Fourth, consider the style of sock that you want. Hiking socks, like all other socks, come in a variety of styles – shorties, knee-length, extra support in the arch, extra room in the toe box, extra cushion in the heel, less bulk, etc. Look over the selection at your local sporting goods store, try some on, and decide which features fit your foot, and your gait, the best. I personally prefer to have a variety of styles available – I wear short socks most of the time, but I have knee-length socks for those times when I want extra protection for my lower legs. Most of my socks have extra arch supports, since my arches tend to get tired, but I have a pair without the extra support for those days when I don’t feel that I need it.
Fifth, consider the fit of the sock. Socks should be snug, but not tight. The sock should fit your foot heel to toe, with your heel snugly in the heel pocket, and your toe comfortable in the toe box.

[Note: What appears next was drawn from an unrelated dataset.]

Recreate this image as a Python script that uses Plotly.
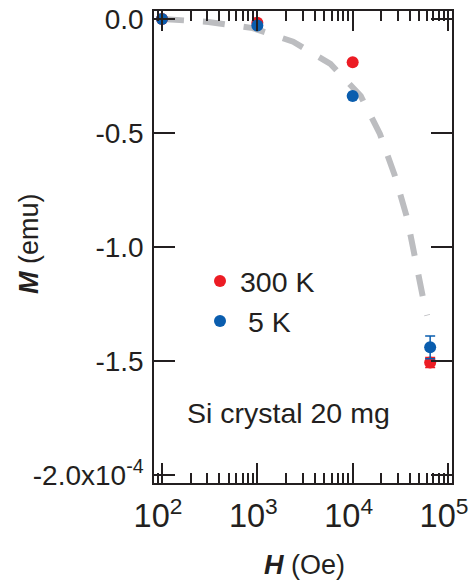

Check for bagginess – if the sock is baggy on your foot, try the next smaller size.
There are also some characteristics that all quality socks have in common. Look for flat seams that won’t press into your feet as you hike. An elastic material blended into the sock material will help prevent sagging.
Your socks are equipment just like your boots or your pack, and they require good care to ensure a long life of satisfactory performance. Here are some tips for proper sock care:
- When on long hikes, take periodic breaks to air out your boots, socks, and feet. Check your feet for blisters during these breaks and promptly attend to any hot spots that develop.
- Carry extra socks in your pack and change your socks during your breaks. A fresh pair of socks will leave you feeling energized.
- Air dry your hiking socks if possible. If that’s not possible, at least take them out of the dryer before they’re totally dry.